Senior Farc rebel leader 'killed' in Colombia
The Colombian armed forces say they have killed a senior commander of the Farc rebel group.
They said the guerrilla leader Sixto Cabana was among 27 rebels killed in an attack on a camp near the Ecuadorean border on Sunday.
Mr Cabana, 55, was wanted in the US for alleged cocaine trafficking and was on the Farc's ruling general staff.
The US had offered a reward of $2.5m (£1.6m) for information leading to his arrest.
The Colombian Defence Minister, Rodrigo Rivera, said it was the most grievous blow to the left-wing rebel group in recent years.
The fighting in the Putumayo region happened near the town of San Miguel, where eight policemen died in a rebel ambush earlier this month.
Police commandos were dropped by helicopter after air force planes bombed a rebel camp in the jungle.
The police said one of the dead rebels had been identified as Sixto Cabana, alias "Domingo Biojo," the commander of the 48th front of the Revolutionary Armed Forces of Colombia (Farc).
They said he had been a member of the rebel group for 25 years and was involved in failed peace negotiations with the government a decade ago.
The US state department says Mr Cabana "controlled the production and export of hundreds of tons of cocaine to the US and the world".
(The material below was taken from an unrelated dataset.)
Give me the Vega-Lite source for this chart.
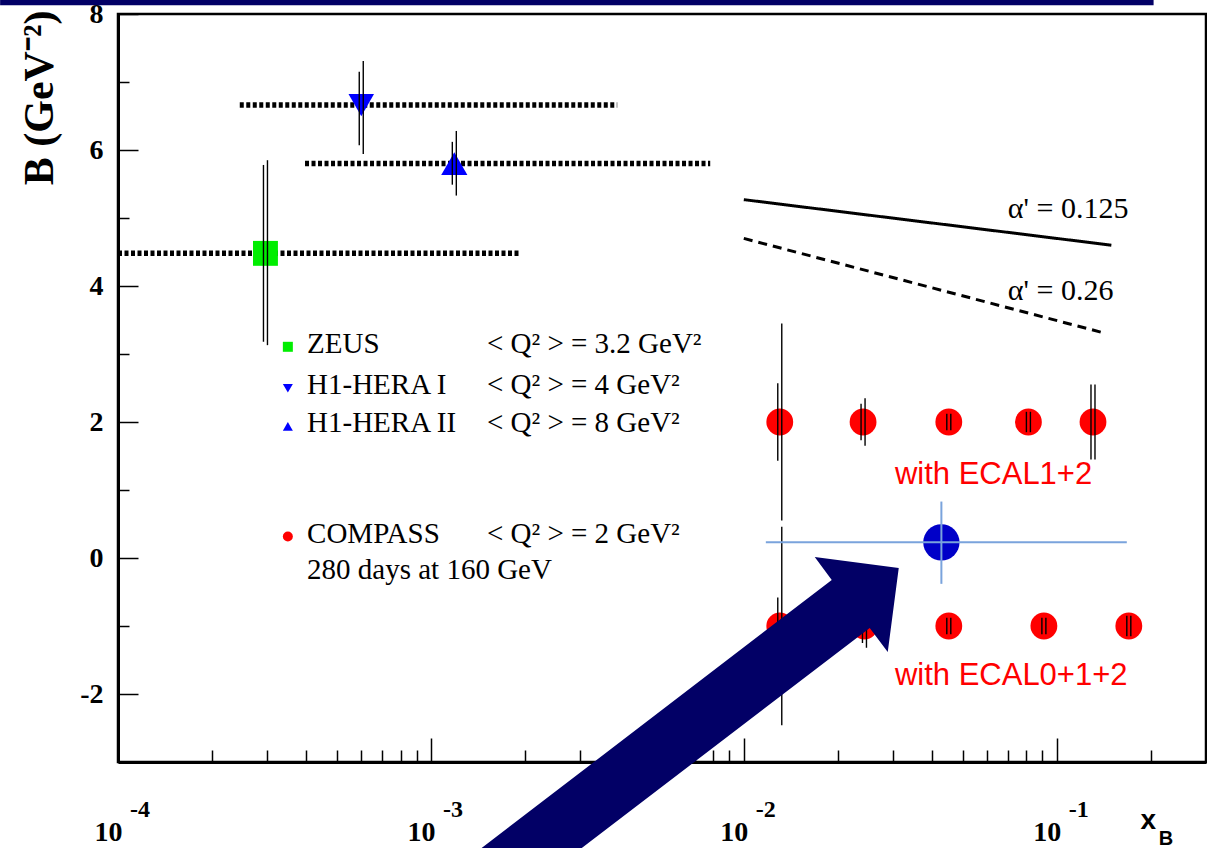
{
  "$schema": "https://vega.github.io/schema/vega-lite/v6.json",
  "width": 1088,
  "height": 748,
  "autosize": {"type": "none"},
  "padding": {"left": 118, "top": 14, "right": 1, "bottom": 86},
  "background": "white",
  "config": {
    "view": {"stroke": "#000000", "strokeWidth": 2.5},
    "axis": {"grid": false}
  },
  "datasets": {
    "measurements": [
      {"series": "ZEUS", "x": 0.000296, "B": 4.48, "xlo": 0.0001, "xhi": 0.00193, "stat_lo": 3.18, "stat_hi": 5.78, "tot_lo": 3.13, "tot_hi": 5.85},
      {"series": "H1-HERA I", "x": 0.000599, "B": 6.66, "xlo": 0.000245, "xhi": 0.00394, "stat_lo": 6.07, "stat_hi": 7.15, "tot_lo": 5.94, "tot_hi": 7.31},
      {"series": "H1-HERA II", "x": 0.001188, "B": 5.8, "xlo": 0.000396, "xhi": 0.00781, "stat_lo": 5.49, "stat_hi": 6.12, "tot_lo": 5.33, "tot_hi": 6.28},
      {"series": "COMPASS", "setup": "ECAL1+2", "x": 0.01303, "B": 2, "stat_lo": 1.43, "stat_hi": 2.57, "tot_lo": 0.55, "tot_hi": 3.45},
      {"series": "COMPASS", "setup": "ECAL1+2", "x": 0.02405, "B": 2, "stat_lo": 1.73, "stat_hi": 2.27, "tot_lo": 1.65, "tot_hi": 2.35},
      {"series": "COMPASS", "setup": "ECAL1+2", "x": 0.0452, "B": 2, "stat_lo": 1.88, "stat_hi": 2.12, "tot_lo": 1.88, "tot_hi": 2.12},
      {"series": "COMPASS", "setup": "ECAL1+2", "x": 0.0812, "B": 2, "stat_lo": 1.85, "stat_hi": 2.15, "tot_lo": 1.85, "tot_hi": 2.15},
      {"series": "COMPASS", "setup": "ECAL1+2", "x": 0.1306, "B": 2, "stat_lo": 1.45, "stat_hi": 2.55, "tot_lo": 1.45, "tot_hi": 2.55},
      {"series": "COMPASS", "setup": "ECAL0+1+2", "x": 0.01303, "B": -1, "stat_lo": -1.42, "stat_hi": -0.58, "tot_lo": -2.46, "tot_hi": 0.46},
      {"series": "COMPASS", "setup": "ECAL0+1+2", "x": 0.0243, "B": -1, "stat_lo": -1.25, "stat_hi": -0.75, "tot_lo": -1.32, "tot_hi": -0.68},
      {"series": "COMPASS", "setup": "ECAL0+1+2", "x": 0.0452, "B": -1, "stat_lo": -1.12, "stat_hi": -0.88, "tot_lo": -1.12, "tot_hi": -0.88},
      {"series": "COMPASS", "setup": "ECAL0+1+2", "x": 0.091, "B": -1, "stat_lo": -1.12, "stat_hi": -0.88, "tot_lo": -1.12, "tot_hi": -0.88},
      {"series": "COMPASS", "setup": "ECAL0+1+2", "x": 0.17, "B": -1, "stat_lo": -1.15, "stat_hi": -0.85, "tot_lo": -1.15, "tot_hi": -0.85}
    ],
    "projection": [
      {"x": 0.0428, "B": 0.23, "xlo": 0.01176, "xhi": 0.1675, "ylo": -0.38, "yhi": 0.83}
    ],
    "regge": [
      {"alpha": "0.125", "x": 0.01, "B": 5.27},
      {"alpha": "0.125", "x": 0.1495, "B": 4.6},
      {"alpha": "0.26", "x": 0.01, "B": 4.7},
      {"alpha": "0.26", "x": 0.1442, "B": 3.3}
    ],
    "legend": [
      {"series": "ZEUS", "name": "ZEUS", "q2": "< Q² > = 3.2 GeV²", "B": 3.15},
      {"series": "H1-HERA I", "name": "H1-HERA I", "q2": "< Q² > = 4 GeV²", "B": 2.54},
      {"series": "H1-HERA II", "name": "H1-HERA II", "q2": "< Q² > = 8 GeV²", "B": 1.98},
      {"series": "COMPASS", "name": "COMPASS", "q2": "< Q² > = 2 GeV²", "B": 0.36},
      {"series": null, "name": "280 days at 160 GeV", "q2": "", "B": -0.18}
    ],
    "notes": [
      {"group": "regge", "text": "α' = 0.125", "x": 0.0698, "B": 5.13},
      {"group": "regge", "text": "α' = 0.26", "x": 0.0698, "B": 3.93},
      {"group": "compass", "text": "with ECAL1+2", "x": 0.0304, "B": 1.22},
      {"group": "compass", "text": "with ECAL0+1+2", "x": 0.0304, "B": -1.74},
      {"group": "subscript", "text": "B", "x": 0.212, "B": -4.22},
      {"group": "exponent", "text": "-4", "x": 0.0001, "B": -3.81},
      {"group": "exponent", "text": "-3", "x": 0.001, "B": -3.81},
      {"group": "exponent", "text": "-2", "x": 0.01, "B": -3.81},
      {"group": "exponent", "text": "-1", "x": 0.1, "B": -3.81}
    ],
    "decor": [
      {"part": "banner", "x": 0.000042, "x2": 0.204, "B": 8.13, "B2": 8.3},
      {"part": "arrow", "x": 0.00525, "B": -2.507}
    ]
  },
  "layer": [
    {
      "data": {"name": "measurements"},
      "transform": [{"filter": "isValid(datum.xlo)"}],
      "mark": {"type": "rule", "color": "#000000", "strokeWidth": 5.5, "strokeDash": [4, 2.5]},
      "encoding": {
        "x": {
          "field": "xlo",
          "type": "quantitative",
          "scale": {"type": "log", "domain": [0.0001, 0.3], "nice": false},
          "axis": {
            "values": [0.0001, 0.0002, 0.0003, 0.0004, 0.0005, 0.0006, 0.0007, 0.0008, 0.0009,
                       0.001, 0.002, 0.003, 0.004, 0.005, 0.006, 0.007, 0.008, 0.009,
                       0.01, 0.02, 0.03, 0.04, 0.05, 0.06, 0.07, 0.08, 0.09, 0.1, 0.2],
            "title": "x",
            "titleFont": "Liberation Sans",
            "titleFontSize": 28,
            "titleFontWeight": "bold",
            "titleColor": "#000000",
            "titleAngle": 0,
            "titleX": 1022,
            "titleY": 66,
            "titleAlign": "left",
            "titleBaseline": "alphabetic",
            "domainColor": "#000000",
            "domainWidth": 3,
            "tickColor": "#000000",
            "tickWidth": 1.5,
            "tickSize": {"condition": {"test": "abs(log(datum.value)/LN10 - round(log(datum.value)/LN10)) < 1e-6", "value": -24}, "value": -12},
            "labelExpr": "abs(log(datum.value)/LN10 - round(log(datum.value)/LN10)) < 1e-6 ? '10' : ''",
            "labelFont": "Liberation Serif",
            "labelFontSize": 28,
            "labelFontWeight": "bold",
            "labelColor": "#000000",
            "labelAlign": "left",
            "labelBaseline": "alphabetic",
            "labelOffset": -24,
            "labelPadding": 102,
            "labelFlush": false,
            "labelOverlap": false,
            "labelBound": false
          }
        },
        "x2": {"field": "xhi"},
        "y": {
          "field": "B",
          "type": "quantitative",
          "scale": {"domain": [-3, 8], "nice": false, "zero": false},
          "axis": {
            "values": [-3, -2.5, -2, -1.5, -1, -0.5, 0, 0.5, 1, 1.5, 2, 2.5, 3, 3.5, 4, 4.5, 5, 5.5, 6, 6.5, 7, 7.5, 8],
            "title": "B (GeV⁻²)",
            "titleFont": "Liberation Serif",
            "titleFontSize": 42,
            "titleFontWeight": "bold",
            "titleColor": "#000000",
            "titleAngle": 270,
            "titleX": -66,
            "titleY": -4,
            "titleAlign": "right",
            "titleBaseline": "alphabetic",
            "domainColor": "#000000",
            "domainWidth": 3,
            "tickColor": "#000000",
            "tickWidth": 1.5,
            "tickSize": {"condition": {"test": "datum.value % 2 === 0", "value": -20}, "value": -11},
            "labelExpr": "datum.value % 2 === 0 ? '' + datum.value : ''",
            "labelFont": "Liberation Serif",
            "labelFontSize": 28,
            "labelFontWeight": "bold",
            "labelColor": "#000000",
            "labelBaseline": "middle",
            "labelPadding": 35,
            "labelFlush": false,
            "labelOverlap": false,
            "labelBound": false
          }
        }
      }
    },
    {
      "data": {"name": "regge"},
      "mark": {"type": "line", "color": "#000000", "strokeWidth": 3},
      "encoding": {
        "x": {"field": "x", "type": "quantitative"},
        "y": {"field": "B", "type": "quantitative"},
        "strokeDash": {"field": "alpha", "type": "nominal", "scale": {"domain": ["0.125", "0.26"], "range": [[1, 0], [9, 6]]}, "legend": null}
      }
    },
    {
      "data": {"name": "measurements"},
      "mark": {"type": "point", "filled": true, "opacity": 1, "strokeWidth": 0},
      "encoding": {
        "x": {"field": "x", "type": "quantitative"},
        "y": {"field": "B", "type": "quantitative"},
        "color": {"field": "series", "type": "nominal", "scale": {"domain": ["ZEUS", "H1-HERA I", "H1-HERA II", "COMPASS"], "range": ["#00ee00", "#0000ff", "#0000ff", "#ff0000"]}, "legend": null},
        "shape": {"field": "series", "type": "nominal", "scale": {"domain": ["ZEUS", "H1-HERA I", "H1-HERA II", "COMPASS"], "range": ["square", "triangle-down", "triangle-up", "circle"]}, "legend": null},
        "size": {"field": "series", "type": "nominal", "scale": {"domain": ["ZEUS", "H1-HERA I", "H1-HERA II", "COMPASS"], "range": [620, 720, 720, 680]}, "legend": null}
      }
    },
    {
      "data": {"name": "measurements"},
      "mark": {"type": "rule", "color": "#000000", "strokeWidth": 1.4, "xOffset": -2},
      "encoding": {
        "x": {"field": "x", "type": "quantitative"},
        "y": {"field": "stat_lo", "type": "quantitative"},
        "y2": {"field": "stat_hi"}
      }
    },
    {
      "data": {"name": "measurements"},
      "mark": {"type": "rule", "color": "#000000", "strokeWidth": 1.4, "xOffset": 2},
      "encoding": {
        "x": {"field": "x", "type": "quantitative"},
        "y": {"field": "tot_lo", "type": "quantitative"},
        "y2": {"field": "tot_hi"}
      }
    },
    {
      "data": {"name": "projection"},
      "mark": {"type": "point", "filled": true, "opacity": 1, "strokeWidth": 0, "color": "#0000c8", "size": 1320},
      "encoding": {
        "x": {"field": "x", "type": "quantitative"},
        "y": {"field": "B", "type": "quantitative"}
      }
    },
    {
      "data": {"name": "projection"},
      "mark": {"type": "rule", "color": "#7aa3dc", "strokeWidth": 2},
      "encoding": {
        "x": {"field": "xlo", "type": "quantitative"},
        "x2": {"field": "xhi"},
        "y": {"field": "B", "type": "quantitative"}
      }
    },
    {
      "data": {"name": "projection"},
      "mark": {"type": "rule", "color": "#7aa3dc", "strokeWidth": 2},
      "encoding": {
        "x": {"field": "x", "type": "quantitative"},
        "y": {"field": "ylo", "type": "quantitative"},
        "y2": {"field": "yhi"}
      }
    },
    {
      "data": {"name": "legend"},
      "transform": [{"filter": "isValid(datum.series)"}],
      "mark": {"type": "point", "filled": true, "opacity": 1, "strokeWidth": 0, "size": 100, "yOffset": 3},
      "encoding": {
        "x": {"datum": 0.000349, "type": "quantitative"},
        "y": {"field": "B", "type": "quantitative"},
        "color": {"field": "series", "type": "nominal", "legend": null},
        "shape": {"field": "series", "type": "nominal", "legend": null}
      }
    },
    {
      "data": {"name": "legend"},
      "mark": {"type": "text", "font": "Liberation Serif", "fontSize": 29, "align": "left", "baseline": "middle", "color": "#000000"},
      "encoding": {
        "x": {"datum": 0.000402, "type": "quantitative"},
        "y": {"field": "B", "type": "quantitative"},
        "text": {"field": "name"}
      }
    },
    {
      "data": {"name": "legend"},
      "mark": {"type": "text", "font": "Liberation Serif", "fontSize": 29, "align": "left", "baseline": "middle", "color": "#000000"},
      "encoding": {
        "x": {"datum": 0.00151, "type": "quantitative"},
        "y": {"field": "B", "type": "quantitative"},
        "text": {"field": "q2"}
      }
    },
    {
      "data": {"name": "notes"},
      "transform": [{"filter": "datum.group === 'regge'"}],
      "mark": {"type": "text", "font": "Liberation Serif", "fontSize": 30, "align": "left", "baseline": "middle", "color": "#000000"},
      "encoding": {
        "x": {"field": "x", "type": "quantitative"},
        "y": {"field": "B", "type": "quantitative"},
        "text": {"field": "text"}
      }
    },
    {
      "data": {"name": "notes"},
      "transform": [{"filter": "datum.group === 'compass'"}],
      "mark": {"type": "text", "font": "Liberation Sans", "fontSize": 31, "align": "left", "baseline": "middle", "color": "#ff0000"},
      "encoding": {
        "x": {"field": "x", "type": "quantitative"},
        "y": {"field": "B", "type": "quantitative"},
        "text": {"field": "text"}
      }
    },
    {
      "data": {"name": "notes"},
      "transform": [{"filter": "datum.group === 'subscript'"}],
      "mark": {"type": "text", "font": "Liberation Sans", "fontSize": 20, "fontWeight": "bold", "align": "left", "baseline": "alphabetic", "color": "#000000"},
      "encoding": {
        "x": {"field": "x", "type": "quantitative"},
        "y": {"field": "B", "type": "quantitative"},
        "text": {"field": "text"}
      }
    },
    {
      "data": {"name": "notes"},
      "transform": [{"filter": "datum.group === 'exponent'"}],
      "mark": {"type": "text", "font": "Liberation Serif", "fontSize": 24, "fontWeight": "bold", "align": "left", "baseline": "alphabetic", "dx": 12, "color": "#000000"},
      "encoding": {
        "x": {"field": "x", "type": "quantitative"},
        "y": {"field": "B", "type": "quantitative"},
        "text": {"field": "text"}
      }
    },
    {
      "data": {"name": "decor"},
      "transform": [{"filter": "datum.part === 'banner'"}],
      "mark": {"type": "rect", "color": "#020066"},
      "encoding": {
        "x": {"field": "x", "type": "quantitative"},
        "x2": {"field": "x2"},
        "y": {"field": "B", "type": "quantitative"},
        "y2": {"field": "B2"}
      }
    },
    {
      "data": {"name": "decor"},
      "transform": [{"filter": "datum.part === 'arrow'"}],
      "mark": {
        "type": "point",
        "filled": true,
        "opacity": 1,
        "strokeWidth": 0,
        "color": "#020066",
        "size": 250000,
        "shape": "M -0.97 0.686 L 0.702 -0.594 L 0.634 -0.686 L 0.97 -0.642 L 0.926 -0.306 L 0.854 -0.402 L -0.57 0.686 Z"
      },
      "encoding": {
        "x": {"field": "x", "type": "quantitative"},
        "y": {"field": "B", "type": "quantitative"}
      }
    }
  ]
}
He was also "responsible for the murder of hundreds of people who violated or interfered with the Farc's cocaine policies," the State Department website said.
On Sunday Colombian president Juan Manuel Santos said the operation in Putumayo was a sign of how he would respond to the Farc's war strategy.
Farc rebels have stepped up their violent campaign since Mr Santos took office on 7 August.
Although the rebels have said they are prepared to enter peace talks, more than 40 security personnel have been killed so far this month in a series of attacks and ambushes.
Analysts say the raids may be intended to force the government to negotiate.
But Mr Santos has said he will not negotiate with the guerrillas until they release all their hostages and stop attacks.
During his election campaign he promised to continue the tough security policies of his predecessor, Alvaro Uribe, who left office with high approval ratings after years of hard-line policies against the rebels.